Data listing
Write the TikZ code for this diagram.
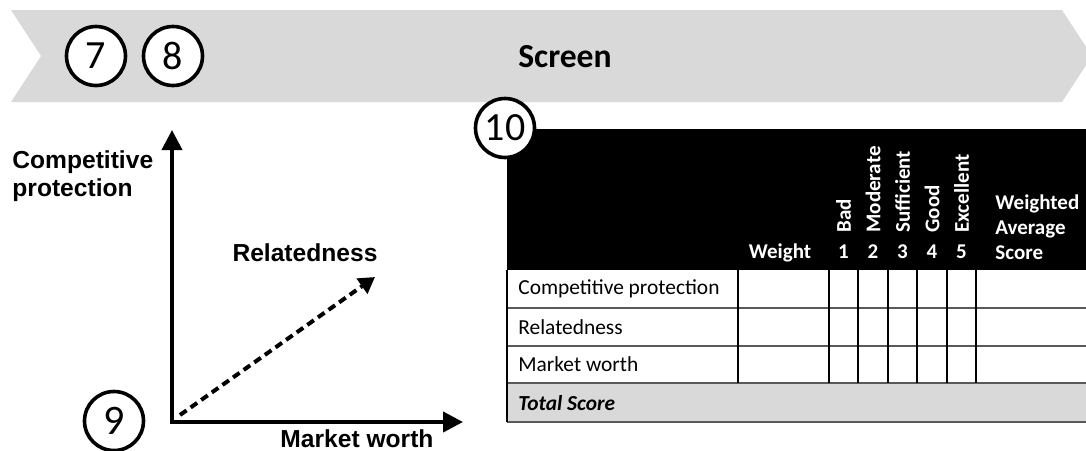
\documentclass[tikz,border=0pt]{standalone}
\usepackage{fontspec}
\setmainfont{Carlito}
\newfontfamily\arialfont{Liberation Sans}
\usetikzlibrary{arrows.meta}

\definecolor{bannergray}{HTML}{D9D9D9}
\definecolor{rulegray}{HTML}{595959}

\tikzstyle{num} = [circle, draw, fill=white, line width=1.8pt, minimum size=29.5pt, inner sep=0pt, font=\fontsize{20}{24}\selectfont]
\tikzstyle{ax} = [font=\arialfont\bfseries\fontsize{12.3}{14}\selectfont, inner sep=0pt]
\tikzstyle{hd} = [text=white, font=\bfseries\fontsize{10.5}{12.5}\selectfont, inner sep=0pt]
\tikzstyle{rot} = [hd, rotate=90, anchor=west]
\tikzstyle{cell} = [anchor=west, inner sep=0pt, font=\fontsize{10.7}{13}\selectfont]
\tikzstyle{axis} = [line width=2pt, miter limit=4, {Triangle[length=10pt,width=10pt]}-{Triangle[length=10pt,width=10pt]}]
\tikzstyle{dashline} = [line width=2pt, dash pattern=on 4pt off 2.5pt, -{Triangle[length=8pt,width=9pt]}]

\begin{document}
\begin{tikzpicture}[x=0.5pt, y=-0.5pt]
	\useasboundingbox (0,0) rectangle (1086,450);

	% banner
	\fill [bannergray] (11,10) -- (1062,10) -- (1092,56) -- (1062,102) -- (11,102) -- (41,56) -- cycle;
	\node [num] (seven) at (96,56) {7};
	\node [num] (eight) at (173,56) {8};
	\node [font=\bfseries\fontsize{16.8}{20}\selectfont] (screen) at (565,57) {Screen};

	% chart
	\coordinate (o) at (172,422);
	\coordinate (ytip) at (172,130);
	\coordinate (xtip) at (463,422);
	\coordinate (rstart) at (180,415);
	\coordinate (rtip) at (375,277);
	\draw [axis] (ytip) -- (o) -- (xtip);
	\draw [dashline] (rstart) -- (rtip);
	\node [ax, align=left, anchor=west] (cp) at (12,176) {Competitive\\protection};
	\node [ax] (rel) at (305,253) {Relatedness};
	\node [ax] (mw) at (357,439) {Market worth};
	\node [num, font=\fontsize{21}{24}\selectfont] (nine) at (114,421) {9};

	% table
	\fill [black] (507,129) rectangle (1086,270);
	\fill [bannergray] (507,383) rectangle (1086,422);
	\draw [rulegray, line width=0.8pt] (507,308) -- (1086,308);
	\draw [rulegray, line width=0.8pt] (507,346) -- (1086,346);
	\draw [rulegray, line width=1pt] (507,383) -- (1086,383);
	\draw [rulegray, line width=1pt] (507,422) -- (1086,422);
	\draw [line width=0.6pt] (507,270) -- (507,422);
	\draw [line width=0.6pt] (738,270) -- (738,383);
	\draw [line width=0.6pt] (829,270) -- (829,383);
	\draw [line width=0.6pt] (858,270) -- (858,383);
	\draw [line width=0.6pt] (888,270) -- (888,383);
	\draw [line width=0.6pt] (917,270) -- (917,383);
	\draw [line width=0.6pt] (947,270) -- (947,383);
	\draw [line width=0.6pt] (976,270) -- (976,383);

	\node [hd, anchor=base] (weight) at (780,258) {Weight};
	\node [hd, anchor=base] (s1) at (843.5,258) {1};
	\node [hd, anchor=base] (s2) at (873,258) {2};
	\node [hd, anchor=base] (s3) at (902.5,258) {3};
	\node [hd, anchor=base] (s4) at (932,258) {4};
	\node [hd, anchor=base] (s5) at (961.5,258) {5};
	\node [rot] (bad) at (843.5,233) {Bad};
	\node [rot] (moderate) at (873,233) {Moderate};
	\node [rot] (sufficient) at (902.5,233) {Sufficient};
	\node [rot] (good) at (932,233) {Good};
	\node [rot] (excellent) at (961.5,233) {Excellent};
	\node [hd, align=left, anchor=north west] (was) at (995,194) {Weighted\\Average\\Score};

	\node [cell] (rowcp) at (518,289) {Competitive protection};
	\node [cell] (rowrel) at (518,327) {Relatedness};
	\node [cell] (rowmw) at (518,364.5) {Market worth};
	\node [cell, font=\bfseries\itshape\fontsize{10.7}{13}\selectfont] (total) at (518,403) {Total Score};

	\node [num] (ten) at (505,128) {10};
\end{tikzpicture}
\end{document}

* * *

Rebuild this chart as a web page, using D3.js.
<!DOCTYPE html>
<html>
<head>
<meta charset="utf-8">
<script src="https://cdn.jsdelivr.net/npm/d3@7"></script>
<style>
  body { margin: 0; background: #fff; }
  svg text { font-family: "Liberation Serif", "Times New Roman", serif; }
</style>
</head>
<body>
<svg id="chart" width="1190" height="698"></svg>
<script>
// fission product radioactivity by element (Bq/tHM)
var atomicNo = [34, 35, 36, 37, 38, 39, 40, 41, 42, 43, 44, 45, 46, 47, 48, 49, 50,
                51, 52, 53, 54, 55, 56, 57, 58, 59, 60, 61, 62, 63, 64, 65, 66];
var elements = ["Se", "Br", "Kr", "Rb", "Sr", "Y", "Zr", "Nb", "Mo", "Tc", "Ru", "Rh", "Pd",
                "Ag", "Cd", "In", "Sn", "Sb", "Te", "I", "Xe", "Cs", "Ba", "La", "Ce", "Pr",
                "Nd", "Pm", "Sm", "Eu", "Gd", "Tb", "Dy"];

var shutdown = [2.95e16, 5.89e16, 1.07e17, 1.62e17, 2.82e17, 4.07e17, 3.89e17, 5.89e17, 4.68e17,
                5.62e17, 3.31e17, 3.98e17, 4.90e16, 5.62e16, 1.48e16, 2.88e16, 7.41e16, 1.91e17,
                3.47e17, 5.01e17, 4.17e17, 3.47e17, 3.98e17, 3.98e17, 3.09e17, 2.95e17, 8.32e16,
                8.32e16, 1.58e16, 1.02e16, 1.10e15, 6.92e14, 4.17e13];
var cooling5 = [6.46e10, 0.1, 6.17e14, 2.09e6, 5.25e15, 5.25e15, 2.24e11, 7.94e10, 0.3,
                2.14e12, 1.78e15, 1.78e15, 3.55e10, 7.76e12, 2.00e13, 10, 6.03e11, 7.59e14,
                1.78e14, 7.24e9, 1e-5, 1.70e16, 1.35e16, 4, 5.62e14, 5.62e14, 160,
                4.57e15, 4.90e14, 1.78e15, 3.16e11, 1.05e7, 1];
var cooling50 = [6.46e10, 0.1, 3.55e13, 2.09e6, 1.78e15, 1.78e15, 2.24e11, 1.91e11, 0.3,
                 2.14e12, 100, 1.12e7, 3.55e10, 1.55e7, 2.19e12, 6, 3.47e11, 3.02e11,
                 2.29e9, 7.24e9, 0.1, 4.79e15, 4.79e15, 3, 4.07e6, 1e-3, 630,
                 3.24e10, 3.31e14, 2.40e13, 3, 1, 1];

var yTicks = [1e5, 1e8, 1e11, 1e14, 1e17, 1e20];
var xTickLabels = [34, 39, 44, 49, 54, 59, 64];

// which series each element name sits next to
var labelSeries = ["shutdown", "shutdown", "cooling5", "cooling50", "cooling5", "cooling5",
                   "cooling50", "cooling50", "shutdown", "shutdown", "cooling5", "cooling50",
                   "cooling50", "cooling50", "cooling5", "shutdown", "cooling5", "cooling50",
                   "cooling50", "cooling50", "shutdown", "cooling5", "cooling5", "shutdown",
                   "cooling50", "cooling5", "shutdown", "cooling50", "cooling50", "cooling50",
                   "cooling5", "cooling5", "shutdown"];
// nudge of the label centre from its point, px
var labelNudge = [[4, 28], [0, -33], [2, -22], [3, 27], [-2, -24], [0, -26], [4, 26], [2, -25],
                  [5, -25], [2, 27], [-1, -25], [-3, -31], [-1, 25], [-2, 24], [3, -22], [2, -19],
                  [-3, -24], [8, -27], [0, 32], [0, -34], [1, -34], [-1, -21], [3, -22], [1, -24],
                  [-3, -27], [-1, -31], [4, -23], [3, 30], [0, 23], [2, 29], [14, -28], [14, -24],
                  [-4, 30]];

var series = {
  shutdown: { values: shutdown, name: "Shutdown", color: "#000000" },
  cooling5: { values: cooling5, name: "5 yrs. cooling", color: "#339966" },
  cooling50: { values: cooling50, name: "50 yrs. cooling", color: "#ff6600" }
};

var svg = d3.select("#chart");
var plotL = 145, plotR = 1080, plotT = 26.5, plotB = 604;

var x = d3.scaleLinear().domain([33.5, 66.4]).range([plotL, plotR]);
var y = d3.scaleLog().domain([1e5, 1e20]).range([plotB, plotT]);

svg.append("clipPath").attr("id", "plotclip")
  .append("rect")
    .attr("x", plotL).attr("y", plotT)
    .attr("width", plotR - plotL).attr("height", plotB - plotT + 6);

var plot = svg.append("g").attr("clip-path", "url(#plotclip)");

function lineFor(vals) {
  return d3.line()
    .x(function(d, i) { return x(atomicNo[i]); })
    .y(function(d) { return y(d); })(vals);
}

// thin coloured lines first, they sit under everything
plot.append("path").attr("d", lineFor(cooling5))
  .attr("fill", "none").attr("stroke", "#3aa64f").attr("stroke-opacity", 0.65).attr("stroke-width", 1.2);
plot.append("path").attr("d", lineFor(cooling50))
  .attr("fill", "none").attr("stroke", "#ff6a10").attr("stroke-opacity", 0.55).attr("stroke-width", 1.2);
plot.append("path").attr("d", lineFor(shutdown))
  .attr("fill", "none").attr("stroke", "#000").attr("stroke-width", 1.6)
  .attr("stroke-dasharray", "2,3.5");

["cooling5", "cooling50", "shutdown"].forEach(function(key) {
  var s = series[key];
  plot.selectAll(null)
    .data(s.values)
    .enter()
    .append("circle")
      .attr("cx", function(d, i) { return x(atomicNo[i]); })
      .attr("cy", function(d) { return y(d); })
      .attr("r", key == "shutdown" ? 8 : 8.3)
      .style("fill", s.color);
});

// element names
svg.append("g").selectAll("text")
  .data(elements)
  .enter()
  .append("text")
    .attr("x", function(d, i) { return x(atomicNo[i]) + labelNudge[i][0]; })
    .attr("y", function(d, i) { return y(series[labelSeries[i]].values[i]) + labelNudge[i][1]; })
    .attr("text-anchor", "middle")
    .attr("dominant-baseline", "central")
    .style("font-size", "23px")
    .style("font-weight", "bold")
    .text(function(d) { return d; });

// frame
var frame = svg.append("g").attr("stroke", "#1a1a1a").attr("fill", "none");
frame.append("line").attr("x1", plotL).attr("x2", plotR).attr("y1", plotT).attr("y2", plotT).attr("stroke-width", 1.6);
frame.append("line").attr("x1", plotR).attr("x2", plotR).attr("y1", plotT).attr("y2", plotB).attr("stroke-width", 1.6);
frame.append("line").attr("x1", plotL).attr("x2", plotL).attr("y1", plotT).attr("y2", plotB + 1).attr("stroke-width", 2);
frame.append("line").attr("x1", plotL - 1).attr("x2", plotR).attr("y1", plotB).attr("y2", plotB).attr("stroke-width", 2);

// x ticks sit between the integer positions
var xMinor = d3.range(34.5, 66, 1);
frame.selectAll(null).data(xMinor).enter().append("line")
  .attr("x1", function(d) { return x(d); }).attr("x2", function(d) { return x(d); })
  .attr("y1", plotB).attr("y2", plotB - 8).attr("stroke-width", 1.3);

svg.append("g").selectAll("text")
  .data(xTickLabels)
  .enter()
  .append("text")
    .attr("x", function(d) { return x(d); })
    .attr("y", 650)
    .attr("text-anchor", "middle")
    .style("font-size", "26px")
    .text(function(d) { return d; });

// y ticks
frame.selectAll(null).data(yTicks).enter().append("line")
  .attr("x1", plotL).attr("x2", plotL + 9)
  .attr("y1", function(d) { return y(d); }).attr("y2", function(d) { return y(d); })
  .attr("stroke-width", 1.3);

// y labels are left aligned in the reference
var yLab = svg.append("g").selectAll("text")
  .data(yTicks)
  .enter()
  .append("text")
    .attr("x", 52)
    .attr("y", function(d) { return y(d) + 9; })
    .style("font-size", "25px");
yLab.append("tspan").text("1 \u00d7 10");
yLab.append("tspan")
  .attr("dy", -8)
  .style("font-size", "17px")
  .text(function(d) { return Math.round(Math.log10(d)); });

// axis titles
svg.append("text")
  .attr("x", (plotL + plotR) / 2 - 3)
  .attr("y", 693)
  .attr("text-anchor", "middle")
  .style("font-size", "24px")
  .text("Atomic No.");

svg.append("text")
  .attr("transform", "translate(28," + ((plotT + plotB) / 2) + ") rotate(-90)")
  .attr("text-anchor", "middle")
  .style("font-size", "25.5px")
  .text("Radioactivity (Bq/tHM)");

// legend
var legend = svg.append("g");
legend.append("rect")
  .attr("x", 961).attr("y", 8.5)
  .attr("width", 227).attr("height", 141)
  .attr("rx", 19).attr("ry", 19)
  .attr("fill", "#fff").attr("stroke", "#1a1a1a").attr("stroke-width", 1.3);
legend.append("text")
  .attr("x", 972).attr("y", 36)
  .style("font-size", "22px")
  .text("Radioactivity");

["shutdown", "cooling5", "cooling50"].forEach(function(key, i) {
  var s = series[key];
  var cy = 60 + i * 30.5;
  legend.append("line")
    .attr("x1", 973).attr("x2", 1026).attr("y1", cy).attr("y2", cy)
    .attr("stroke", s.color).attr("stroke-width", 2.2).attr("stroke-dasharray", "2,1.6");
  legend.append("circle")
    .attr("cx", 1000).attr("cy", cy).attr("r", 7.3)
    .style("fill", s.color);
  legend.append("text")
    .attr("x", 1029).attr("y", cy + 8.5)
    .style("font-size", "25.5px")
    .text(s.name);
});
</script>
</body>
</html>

__TO BE DONE__: Show all lines from the records above where the word "chart" occurs.

__RIGHT ANSWER__:
	% chart
Rebuild this chart as a web page, using D3.js.
<svg id="chart" width="1190" height="698"></svg>
var svg = d3.select("#chart");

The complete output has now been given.